Charts and diagrams as code
+---+

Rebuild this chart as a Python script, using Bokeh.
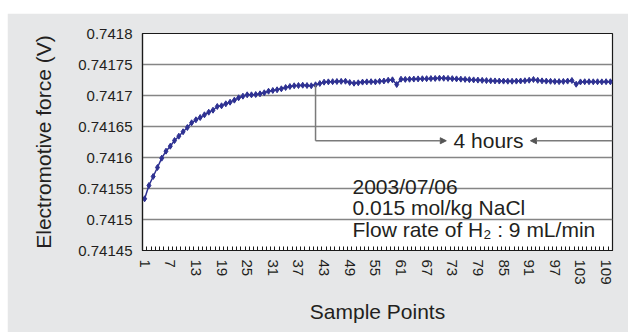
from bokeh.plotting import figure
from bokeh.models import FixedTicker, Label, Arrow, NormalHead, Range1d, Spacer
from bokeh.layouts import column, row
from bokeh.embed import file_html
from bokeh.resources import INLINE

# ---------------- data ----------------
sample_index = list(range(1, 111))
emf_values = [
    0.7415334, 0.7415548, 0.7415694, 0.7415839, 0.7415989, 0.7416102, 0.7416182, 0.7416274, 0.7416344, 0.7416415,
    0.7416484, 0.7416560, 0.7416608, 0.7416645, 0.7416689, 0.7416731, 0.7416763, 0.7416823, 0.7416834, 0.7416866,
    0.7416892, 0.7416925, 0.7416963, 0.7416989, 0.7417011, 0.7417011, 0.7417016, 0.7417027, 0.7417044, 0.7417069,
    0.7417081, 0.7417092, 0.7417108, 0.7417129, 0.7417145, 0.7417157, 0.7417161, 0.7417166, 0.7417161, 0.7417157,
    0.7417173, 0.7417194, 0.7417215, 0.7417220, 0.7417223, 0.7417226, 0.7417228, 0.7417230, 0.7417210, 0.7417198,
    0.7417205, 0.7417216, 0.7417220, 0.7417223, 0.7417220, 0.7417229, 0.7417234, 0.7417246, 0.7417253, 0.7417177,
    0.7417263, 0.7417260, 0.7417262, 0.7417265, 0.7417268, 0.7417270, 0.7417271, 0.7417273, 0.7417275, 0.7417279,
    0.7417278, 0.7417276, 0.7417272, 0.7417268, 0.7417264, 0.7417260, 0.7417256, 0.7417252, 0.7417248, 0.7417244,
    0.7417240, 0.7417237, 0.7417235, 0.7417233, 0.7417232, 0.7417231, 0.7417230, 0.7417232, 0.7417234, 0.7417238,
    0.7417246, 0.7417258, 0.7417244, 0.7417236, 0.7417232, 0.7417229, 0.7417226, 0.7417224, 0.7417227, 0.7417232,
    0.7417242, 0.7417182, 0.7417219, 0.7417222, 0.7417223, 0.7417221, 0.7417222, 0.7417220, 0.7417223, 0.7417221,
]
x_tick_positions = [1, 7, 13, 19, 25, 31, 37, 43, 49, 55, 61, 67, 73, 79, 85, 91, 97, 103, 109]
x_tick_labels = ["1", "7", "13", "19", "25", "31", "37", "43", "49", "55", "61", "67", "73", "79", "85",
                 "91", "97", "103", "109"]
y_tick_values = [0.74145, 0.7415, 0.74155, 0.7416, 0.74165, 0.7417, 0.74175, 0.7418]
y_tick_labels = ["0.74145", "0.7415", "0.74155", "0.7416", "0.74165", "0.7417", "0.74175", "0.7418"]
x_title = "Sample Points"
y_title = "Electromotive force (V)"
hours_text = "4 hours"
info_lines = ["2003/07/06", "0.015 mol/kg NaCl", "Flow rate of H\u2082 : 9 mL/min"]
marker_sample = 41  # sample where the "4 hours" span starts

# ---------------- annotation layout (data units) ----------------
HOURS_Y = 0.741627
HOURS_LEFT_HEAD = 71.6
HOURS_RIGHT_HEAD = 91.3
HOURS_TEXT_X = 81.5
INFO_X = 49.65
INFO_Y = [0.7415532, 0.7415198, 0.7414839]

FONT = "Liberation Sans"
TXT = "#231f20"
BG = "#e6e7e8"
GRID = "#858585"
BLUE = "#2e3192"

cat_bounds = [i - 0.5 for i in sample_index] + [sample_index[-1] + 0.5]

p = figure(
    frame_width=470, frame_height=217,
    x_range=Range1d(0.5, 110.5), y_range=Range1d(y_tick_values[0], y_tick_values[-1]),
    output_backend="svg", toolbar_location=None,
    min_border_left=135, min_border_right=16, min_border_top=20, min_border_bottom=82,
)
p.border_fill_color = BG
p.background_fill_color = "white"
p.outline_line_color = "#1a1a1a"
p.outline_line_width = 1.2

p.xgrid.visible = False
p.ygrid.ticker = FixedTicker(ticks=y_tick_values)
p.ygrid.grid_line_color = GRID
p.ygrid.grid_line_width = 1.6

# y axis
ya = p.yaxis[0]
ya.ticker = FixedTicker(ticks=y_tick_values)
ya.major_label_overrides = {v: s for v, s in zip(y_tick_values, y_tick_labels)}
ya.major_tick_in = 0
ya.major_tick_out = 0
ya.minor_tick_in = 0
ya.minor_tick_out = 0
ya.major_label_standoff = 10
ya.major_label_text_font = FONT
ya.major_label_text_font_size = "15px"
ya.major_label_text_color = TXT
ya.axis_line_color = "#1a1a1a"
ya.axis_line_width = 1.2
ya.axis_label = y_title
ya.axis_label_text_font = FONT
ya.axis_label_text_font_size = "21px"
ya.axis_label_text_font_style = "normal"
ya.axis_label_text_color = TXT
ya.axis_label_standoff = 20

# x axis
xa = p.xaxis[0]
xa.ticker = FixedTicker(ticks=x_tick_positions, minor_ticks=cat_bounds)
xa.major_label_overrides = {v: s for v, s in zip(x_tick_positions, x_tick_labels)}
xa.major_label_orientation = "vertical"
xa.major_tick_in = 0
xa.major_tick_out = 0
xa.minor_tick_in = 4
xa.minor_tick_out = 0
xa.minor_tick_line_color = "#1a1a1a"
xa.major_label_standoff = 9
xa.major_label_text_font = FONT
xa.major_label_text_font_size = "15px"
xa.major_label_text_color = TXT
xa.axis_line_color = "#1a1a1a"
xa.axis_line_width = 1.2
xa.axis_label = x_title
xa.axis_label_text_font = FONT
xa.axis_label_text_font_size = "21px"
xa.axis_label_text_font_style = "normal"
xa.axis_label_text_color = TXT
xa.axis_label_standoff = 12

# series
p.line(sample_index, emf_values, line_color=BLUE, line_width=1.5)
p.scatter(sample_index, emf_values, marker="diamond", size=6, fill_color=BLUE, line_color=BLUE)

# "4 hours" annotation
start_val = emf_values[sample_index.index(marker_sample)]
p.segment(x0=[marker_sample], y0=[start_val], x1=[marker_sample], y1=[HOURS_Y],
          line_color="#7a7a7a", line_width=1.5)
p.add_layout(Arrow(end=NormalHead(size=6, fill_color="#555555", line_color="#555555"),
                   x_start=marker_sample, y_start=HOURS_Y, x_end=HOURS_LEFT_HEAD, y_end=HOURS_Y,
                   line_color="#7a7a7a", line_width=1.5))
p.add_layout(Arrow(end=NormalHead(size=6, fill_color="#555555", line_color="#555555"),
                   x_start=110.5, y_start=HOURS_Y, x_end=HOURS_RIGHT_HEAD, y_end=HOURS_Y,
                   line_color="#7a7a7a", line_width=1.5))
p.add_layout(Label(x=HOURS_TEXT_X, y=HOURS_Y, text=hours_text, text_align="center",
                   text_baseline="middle", text_font=FONT, text_font_size="21px", text_color=TXT))

# info text block: white boxes first, then the texts on top
for txt, yy in zip(info_lines, INFO_Y):
    p.add_layout(Label(x=INFO_X, y=yy, text=txt, text_align="left", text_baseline="alphabetic",
                       text_font=FONT, text_font_size="21px", text_alpha=0.0,
                       background_fill_color="white", padding=4))
for txt, yy in zip(info_lines, INFO_Y):
    p.add_layout(Label(x=INFO_X, y=yy, text=txt, text_align="left", text_baseline="alphabetic",
                       text_font=FONT, text_font_size="21px", text_color=TXT))

layout = row(Spacer(width=7), column(Spacer(height=13), p))
open("out.html", "w").write(file_html(layout, INLINE))
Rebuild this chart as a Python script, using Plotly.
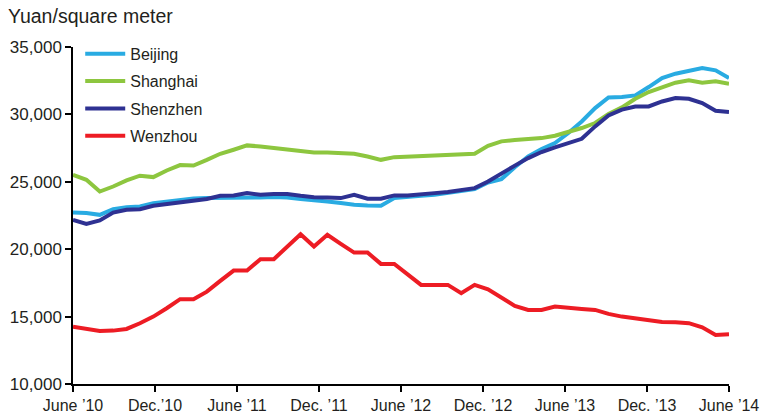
import plotly.graph_objects as go

tick_labels = ["June ’10", "Dec.’10", "June ’11", "Dec. ’11", "June ’12",
               "Dec. ’12", "June ’13", "Dec. ’13", "June ’14"]

beijing = [22720, 22680, 22550, 22970, 23120, 23170, 23420, 23540, 23660, 23760,
           23790, 23790, 23790, 23790, 23840, 23870, 23840, 23720, 23660, 23540,
           23420, 23290, 23240, 23220, 23790, 23840, 23960, 24040, 24160, 24280,
           24460, 24950, 25200, 26080, 26880, 27430, 27870, 28620, 29480, 30470,
           31260, 31290, 31410, 32030, 32700, 33020, 33200, 33440, 33270, 32700]

shanghai = [25520, 25150, 24280, 24650, 25100, 25450, 25350, 25840, 26240, 26210,
            26630, 27080, 27380, 27700, 27620, 27500, 27400, 27320, 27170, 27170,
            27130, 27080, 26880, 26630, 26830, 26880, 26900, 26950, 26980, 27010,
            27080, 27670, 28000, 28100, 28190, 28240, 28420, 28690, 28990, 29360,
            30030, 30520, 31160, 31660, 32030, 32350, 32530, 32350, 32450, 32280]

shenzhen = [22180, 21880, 22130, 22720, 22920, 22970, 23220, 23340, 23490, 23610,
            23720, 23960, 23990, 24160, 24040, 24090, 24090, 23960, 23860, 23840,
            23790, 24040, 23740, 23740, 23990, 23990, 24110, 24160, 24240, 24360,
            24530, 25020, 25650, 26200, 26760, 27210, 27550, 27870, 28190, 29110,
            29920, 30350, 30590, 30590, 30960, 31210, 31160, 30840, 30270, 30180]

wenzhou = [14255, 14084, 13936, 13960, 14084, 14507, 15000, 15620, 16290, 16290,
           16850, 17650, 18415, 18415, 19260, 19260, 20200, 21115, 20200, 21065,
           20400, 19750, 19750, 18910, 18910, 18130, 17350, 17350, 17350, 16735,
           17350, 17030, 16440, 15790, 15495, 15495, 15740, 15620, 15570, 15495,
           15200, 15000, 14880, 14730, 14600, 14580, 14510, 14210, 13640, 13690]

series = [("Beijing", beijing, "#29ABE2"),
          ("Shanghai", shanghai, "#8DC63F"),
          ("Shenzhen", shenzhen, "#2E3192"),
          ("Wenzhou", wenzhou, "#ED1C24")]

n = len(beijing)
xs = list(range(n))
span = n - 1
tick_vals = [span * j / (len(tick_labels) - 1) for j in range(len(tick_labels))]

FONT = "Liberation Sans, Arial, sans-serif"
TXT = "#231F20"

fig = go.Figure()
for name, vals, col in series:
    fig.add_trace(go.Scatter(x=xs, y=vals, mode="lines", name=name,
                             legendgroup=name,
                             line=dict(color=col, width=4)))

fig.update_layout(
    width=761, height=416,
    margin=dict(l=73, r=32, t=47, b=32, autoexpand=False),
    paper_bgcolor="white", plot_bgcolor="white",
    font=dict(family=FONT, size=16, color=TXT),
    showlegend=True,
    legend=dict(x=0.011, y=1.03, xanchor="left", yanchor="top",
                bgcolor="rgba(0,0,0,0)", font=dict(size=16, color=TXT),
                tracegroupgap=3.5, itemwidth=40),
    title=dict(text="Yuan/square meter", x=8 / 761, xref="container",
               xanchor="left", y=1 - 16 / 416, yref="container",
               yanchor="middle", font=dict(size=19.5, color=TXT, family=FONT)),
    xaxis=dict(range=[0, span], tickvals=tick_vals, ticktext=tick_labels,
               showgrid=False, zeroline=False, showline=True, automargin=False,
               linecolor="black", linewidth=1.5, ticks="outside",
               ticklen=6, tickcolor="black", tickwidth=1.5,
               tickfont=dict(size=16, color=TXT)),
    yaxis=dict(range=[10000, 35000], dtick=5000, tickformat=",",
               showgrid=False, zeroline=False, showline=True, automargin=False,
               linecolor="black", linewidth=1.5, ticks="outside",
               ticklen=6, tickcolor="black", tickwidth=1.5,
               tickfont=dict(size=17, color=TXT)),
)

fig.write_html("out.html",
               config={"displayModeBar": False},
               post_script="document.body.style.margin='0';"
                           "document.body.style.overflow='hidden';")
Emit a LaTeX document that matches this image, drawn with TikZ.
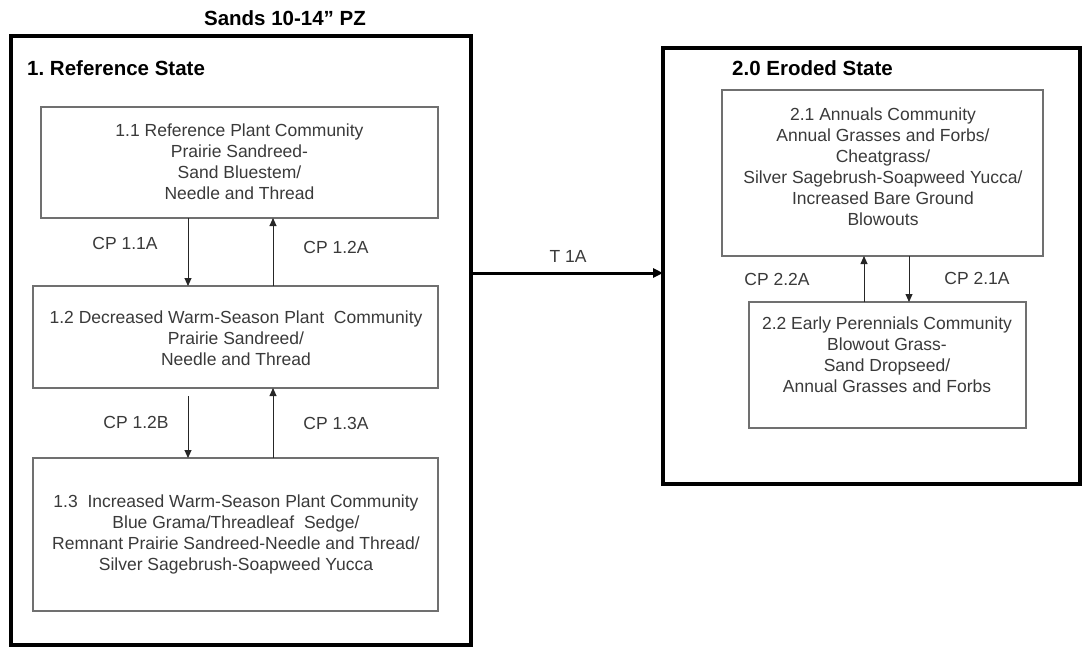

+---+

**WRITTEN TASK**
Exactly and only the lines from the top of the records down to the line containing "from bokeh.resources import INLINE" should be transcribed, please, without the pictures.

**REPLY**
Rebuild this chart as a Python script, using Bokeh.
from bokeh.plotting import figure
from bokeh.models import FixedTicker, Label, Arrow, NormalHead, Range1d, Spacer
from bokeh.layouts import column, row
from bokeh.embed import file_html
from bokeh.resources import INLINE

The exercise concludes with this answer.